EU regulation on the prevention of further deforestation

The EU Regulation on Deforestation-free products (Regulation (EU) 2023/1115, abbreviated EUDR) is a European Union regulation on deforestation. The goal of the EUDR is to guarantee that the products European Union (EU) citizens consume do not contribute to deforestation or forest degradation worldwide.

The EUDR is a part of a bigger set of EU policies aimed at fighting climate change and biodiversity reduction, as codified in the European Green Deal. It supersedes the Timber Regulation 2010. It was formally adopted in May 2023 and applies to products placed on the market from 30 December 2024 by medium or big businesses and from 30 June 2025 by small businesses.
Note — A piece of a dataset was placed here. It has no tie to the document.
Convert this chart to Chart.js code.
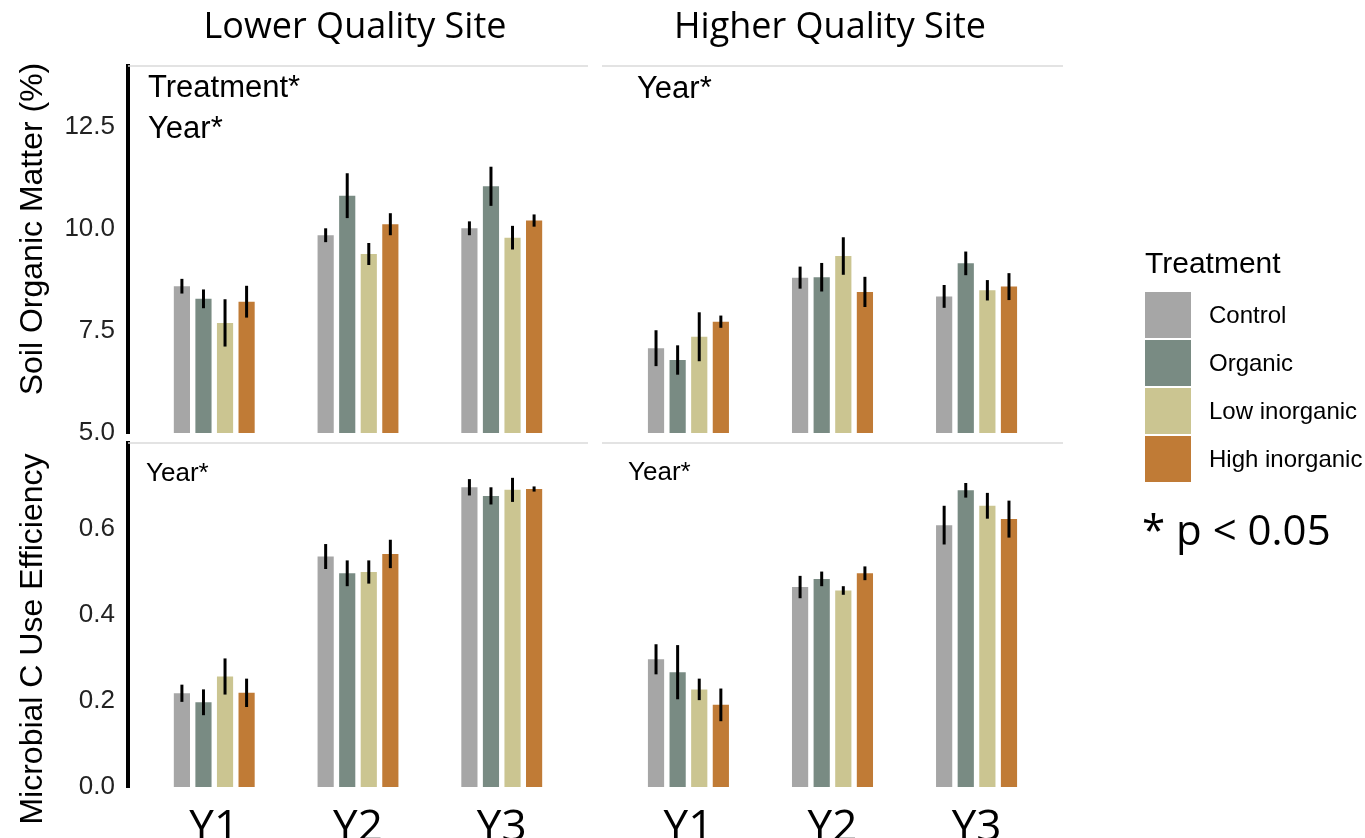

The regulation applies to operators who either place on the EU market or export from it, a specific set of commodities or products: palm oil, cattle, soy, coffee, cocoa, timber and rubber, as well as derived products such as beef, furniture, and chocolate. Businesses must carry out due diligence to ensure the products do not come from land that was deforested after 31 December 2020. This includes collecting the geographic coordinates of the plots of land where the commodities were produced. Commodity production must also comply with the laws in the country where they were produced. Operators who cannot provide the required information must refrain from placing their products on the EU market. Those who do anyway face fines up to 4% of their EU turnover.

Reception of the regulation has been mixed. The Economist listed it as one of their top 5 sustainability wins for 2023. The New York Times reported it being hailed as "gold standard in climate policy". Greenpeace called it the EU's "big first step" to end its complicity in the "reckless destruction" of forests. Various exporting countries have protested and warned the EU of severe economic impacts. In the coffee sector, by December 2023 traders were reported to have already started to shift activities away from African countries where many of the world's smallholder farmers reside. Further, the intended effects of the EUDR could potentially be diluted due to trade reallocation effects, particularly when the EU’s market share is relatively small in global trade—for example, in the case of soy.

At the same time, the EUDR’s advocates claimed that even before implementation, it was having a positive impact. In the Financial Times, Nadia Hadad, Executive Director of Indonesian NGO Yayasan MADANI Berkelanjuta, said: “We’ve seen how it [the EUDR] has helped drive legal reforms, increased transparency and improved the traceability of oil palm and other commodities the law covers, as Indonesian institutions have readied themselves for the law’s implementation… Postponing or weakening the law would squander this momentum and send a dangerous message: that EU climate and human rights commitments are negotiable under political pressure.”

In October 2024, Following pressure from global partners and stakeholders about the imminent entry into effect of the regulation the European Commission has proposed a delay of 12 months to the implementation and issued guidance to offer additional support. In a joint statement on 6 November 2024, Nestlé, Michelin and more than 50 other companies have said the EU’s decision to delay its deforestation law is causing uncertainty across business and putting investment at risk.

The regulation’s obligations apply from 30 December 2025 for large operators and traders, and from 30 June 2026 for micro and small enterprises.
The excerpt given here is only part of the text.